Visitamos, entre Lubliana y Piran, el castillo de Predjama que parece clavado con chinchetas en la espectacular cara pétrea de la montaña, donde según la leyenda el barón Luegger, especie de Robin Hood que tomaba el pelo a los Haubsburgo y al que solo pudo derrotar la traición de un sirviente felón que reveló al enemigo las costumbres evacuatorias del barón y fue bombardeado en la parte más frágil del castillo, el baño (una muerte bien poco heroica, pobre diablo). Tampoco se puede obviar en Eslovenia la visita a las cuevas de Postojna un colosal complejo de grandiosas grutas tapizadas de estalactitas y estalagmitas que adquieren formas espectrales, quizá el lugar turístico más visitado de Europa, al que se accede a través de un trenecito (sin banderas) y al que conviene acudir debidamente abrigado.

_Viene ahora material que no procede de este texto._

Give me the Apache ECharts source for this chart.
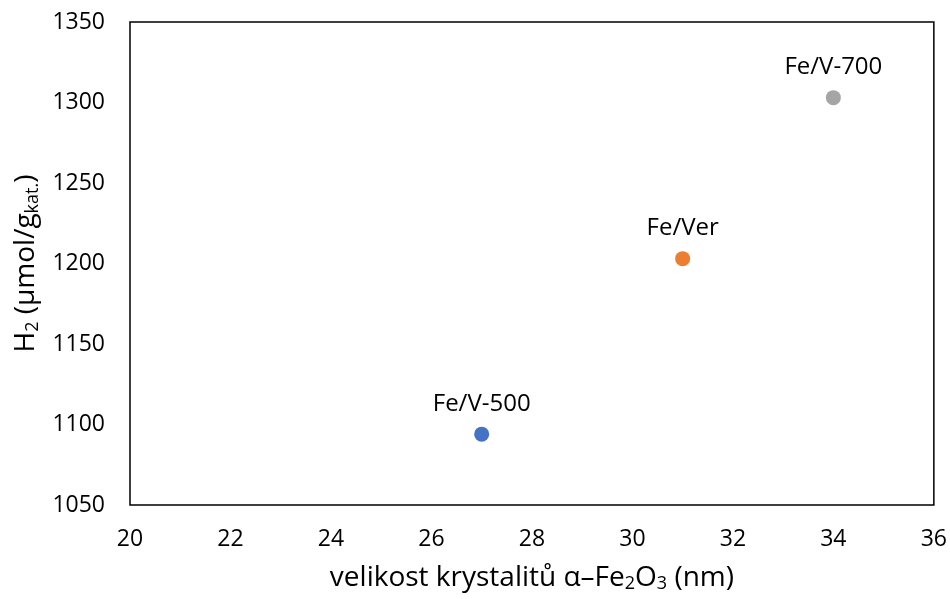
<!DOCTYPE html>
<html>
<head>
<meta charset="utf-8">
<script src="https://cdn.jsdelivr.net/npm/echarts@6/dist/echarts.min.js"></script>
<style>
  html, body { margin: 0; padding: 0; background: #fff; }
  #chart { width: 950px; height: 599px; }
</style>
</head>
<body>
<div id="chart"></div>
<script>
const names = ['Fe/V-500', 'Fe/Ver', 'Fe/V-700']
const crystalSize = [27, 31, 34]
const h2 = [1094, 1203, 1303]
const colors = ['#4472C4', '#ED7D31', '#A5A5A5']

const font = 'Open Sans'
const chart = echarts.init(document.getElementById('chart'))

const subStyle = { fontSize: 18, verticalAlign: 'bottom', padding: [12, 0, 0, 0], fontFamily: font, color: '#000' }

chart.setOption({
  animation: false,
  textStyle: { fontFamily: font },
  grid: {
    left: 130,
    right: 15,
    top: 22,
    bottom: 94,
    show: true,
    borderColor: '#000',
    borderWidth: 1.5
  },
  xAxis: {
    type: 'value',
    min: 20,
    max: 36,
    interval: 2,
    name: 'velikost krystalitů α–Fe{sub|2}O{sub|3} (nm)',
    nameLocation: 'middle',
    nameGap: 58,
    nameTextStyle: {
      color: '#000',
      fontSize: 28,
      fontFamily: font,
      rich: { sub: subStyle }
    },
    axisLine: { show: false },
    axisTick: { show: false },
    splitLine: { show: false },
    axisLabel: { color: '#000', fontSize: 23, margin: 23, fontFamily: font }
  },
  yAxis: {
    type: 'value',
    min: 1050,
    max: 1350,
    interval: 50,
    name: 'H{sub|2} (µmol/g{sub|kat.})',
    nameLocation: 'middle',
    nameGap: 87,
    nameRotate: 90,
    nameTextStyle: {
      color: '#000',
      fontSize: 28,
      fontFamily: font,
      rich: { sub: subStyle }
    },
    axisLine: { show: false },
    axisTick: { show: false },
    splitLine: { show: false },
    axisLabel: {
      color: '#000',
      fontSize: 23,
      margin: 25,
      fontFamily: font,
      formatter: v => String(v)
    }
  },
  series: [{
    type: 'scatter',
    symbol: 'circle',
    symbolSize: 15,
    itemStyle: { opacity: 1 },
    data: crystalSize.map((x, i) => ({
      value: [x, h2[i]],
      name: names[i],
      itemStyle: { color: colors[i], opacity: 1 }
    })),
    label: {
      show: true,
      position: 'top',
      distance: 11,
      formatter: p => p.name,
      color: '#000',
      opacity: 1,
      fontSize: 24,
      fontFamily: font
    }
  }]
})
</script>
</body>
</html>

Preparamos la última etapa del viaje no sin comprobar en la prensa digital (no hay forma de hacerse con un periódico de papel español), la efervescencia del prucés, con intervenciones de mandatarios extranjeros en contra de disgregaciones. Y es que como escribía el sociólogo Castells hace unos días, hay dos asuntos que no se pueden votar en nuestro país, la existencia de Dios y la unidad de España. Será eso.